● The task:
Without the pictures, print the lines running from the beginning of the material to the line containing "68, 68, 69]", both ends included.

● Dataset section:
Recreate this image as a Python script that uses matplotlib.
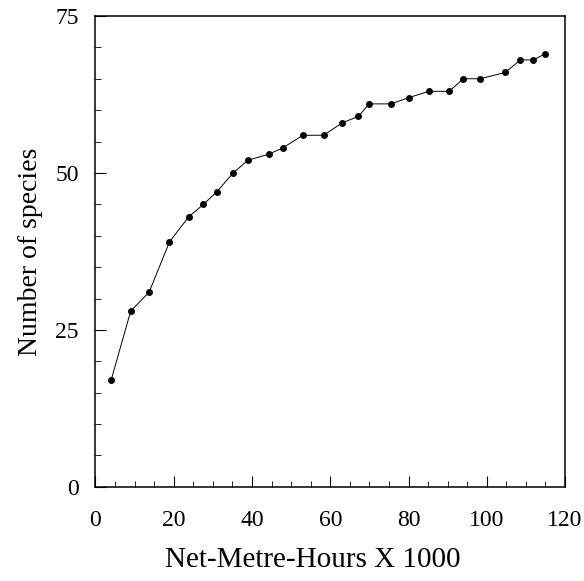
# species accumulation curve vs sampling effort
import matplotlib.pyplot as plt
from matplotlib.ticker import MultipleLocator

# effort (net-metre-hours x 1000) and cumulative species count
effort = [4, 9, 13.7, 18.9, 23.8, 27.6, 31, 35.2, 38.9, 44.3, 47.9, 53, 58.3,
          63.1, 67.2, 69.9, 75.5, 80.1, 85.2, 90.4, 94, 98.3, 104.7, 108.6, 111.9, 115]
species = [17, 28, 31, 39, 43, 45, 47, 50, 52, 53, 54, 56, 56,
           58, 59, 61, 61, 62, 63, 63, 65, 65, 66, 68, 68, 69]

x_ticks = [0, 20, 40, 60, 80, 100, 120]
y_ticks = [0, 25, 50, 75]

plt.rcParams["font.family"] = ["Liberation Serif", "DejaVu Serif"]

fig = plt.figure(figsize=(5.84, 5.81), dpi=100)
ax = fig.add_axes([0.1635, 0.162, 0.804, 0.8105])

ax.plot(effort, species, color="black", linewidth=0.7,
        marker="o", markersize=5, markerfacecolor="black", markeredgewidth=0)

ax.set_xlim(0, 120)
ax.set_ylim(0, 75)
ax.set_xticks(x_ticks)
ax.set_yticks(y_ticks)
ax.xaxis.set_minor_locator(MultipleLocator(5))
ax.yaxis.set_minor_locator(MultipleLocator(5))

ax.tick_params(which="major", direction="in", length=8, width=0.8, labelsize=17)
ax.tick_params(axis="x", which="major", pad=17)
ax.tick_params(axis="y", which="major", pad=12)
ax.tick_params(which="minor", direction="in", length=4, width=0.6)

for side in ax.spines.values():
    side.set_linewidth(1.1)

ax.set_xlabel("Net-Metre-Hours X 1000", fontsize=21, labelpad=11)
ax.xaxis.label.set_x(0.463)  # label sits a little left of centre in the original
ax.set_ylabel("Number of species", fontsize=20, labelpad=9)

fig.savefig("out.png", dpi=100)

● Exercise response:
Recreate this image as a Python script that uses matplotlib.
# species accumulation curve vs sampling effort
import matplotlib.pyplot as plt
from matplotlib.ticker import MultipleLocator

# effort (net-metre-hours x 1000) and cumulative species count
effort = [4, 9, 13.7, 18.9, 23.8, 27.6, 31, 35.2, 38.9, 44.3, 47.9, 53, 58.3,
          63.1, 67.2, 69.9, 75.5, 80.1, 85.2, 90.4, 94, 98.3, 104.7, 108.6, 111.9, 115]
species = [17, 28, 31, 39, 43, 45, 47, 50, 52, 53, 54, 56, 56,
           58, 59, 61, 61, 62, 63, 63, 65, 65, 66, 68, 68, 69]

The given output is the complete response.